A screenshot from AWS documentation comparing Free-plan and Paid-plan AWS accounts

Learning AWS costs

Monitoring costs of your cloud resources, setting alerts, and managing budgets are essential skills for a cloud engineer. The sooner you learn them, the better. Any high quality online course or blog for learning AWS/cloud should teach you the good habit of setting budgets and alerts, as well as the good habit of tearing down your infrastructure the moment you don't need it anymore. If the course you're following did not teach you this in the beginning, you know it's NOT of good quality! Letting AWS or other platforms create the guardrails for you is giving you the fish today instead of teaching you how to fish.

Be responsible! You should be OK with the idea of spending a bit of money learning AWS. You are, after all, running resources on someone else's hardware. That's NOT free! Learn to be mindful of your infrastructure: spinning resources up and then forgetting about them is a terrible habit. Most of us have had nasty bill shocks from stuff we didn't know was billing us. You'd rather that be a couple of bucks while learning AWS than thousands of dollars in your company's production environment! Choose to learn the hard lessons earlier rather than later. Googling “EC2 billing” or "S3 pricing", reading the docs, and understanding how you will get billed should become second nature to you if you intend to use AWS/cloud seriously. You should also learn how using multiple accounts over a single monolithic account to host a complex cloud system is usually the way to go (can't learn that in a single Free-plan account).

Bikes with training wheels are detrimental for learning

As an analogy to all that I'm advocating for, think about bikes with training wheels versus plain balance bikes. I used bikes with training wheels as a child because balance bikes scared me and I just wanted to enjoy riding my bike. I did not understand that I was learning bad habits and stunting my progress. I did not ride much as a child or as a teenager, and I did not venture into normal bikes until I was fourteen years old! And yes, even at that age, I still had to fall off from normal bikes a few times until I learned how to keep my balance. It would have certainly been better for me to learn to ride a bike properly when I was a young child!

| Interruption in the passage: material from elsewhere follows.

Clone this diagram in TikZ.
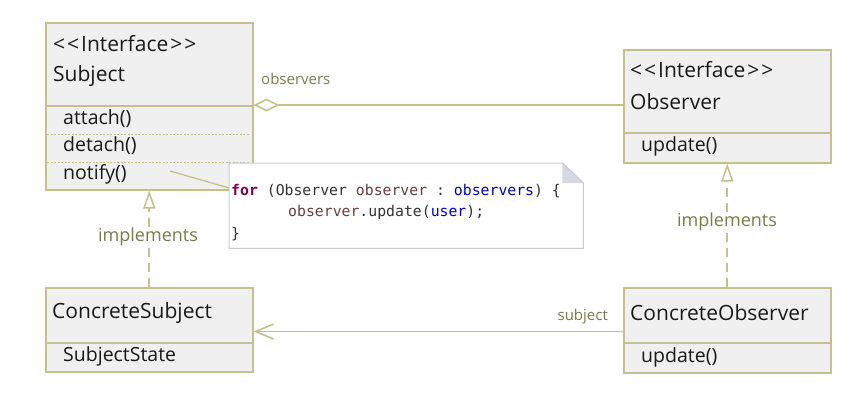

Two kids riding bikes, one with training wheels and another in a pure balance bike with no training wheels

When might a Free-plan AWS account make sense?

I can personally recommend a Free-plan account in a niche scenario: if you are a student with plenty of free time for the next 6 months, and you want to explore AWS to get a feel for it, then maybe you could go for a Free-plan account. I assume you're not too serious about learning cloud, and you can dedicate quite a bit of time to play here and there during those 6 months. However, if you're for example aiming to get certified in AWS, even if it's just the Cloud Practitioner certification, I definitely will advocate that you train on a Paid-plan account. You won't feel the 6-month time limit pressure, you will learn best practices on billing, and overall just be better prepared for the real world.

Conclusion

There are not many reasons why you should delay learning to monitor costs and budgets if you're serious about learning AWS. Plus, tons of people learned AWS before Free-plan accounts started to exist in 2025. You certainly don't need a Free-plan account to learn AWS, and it can even be detrimental to use one. Learning good habits and foundations in the beginning will save you lots of trouble later down the line.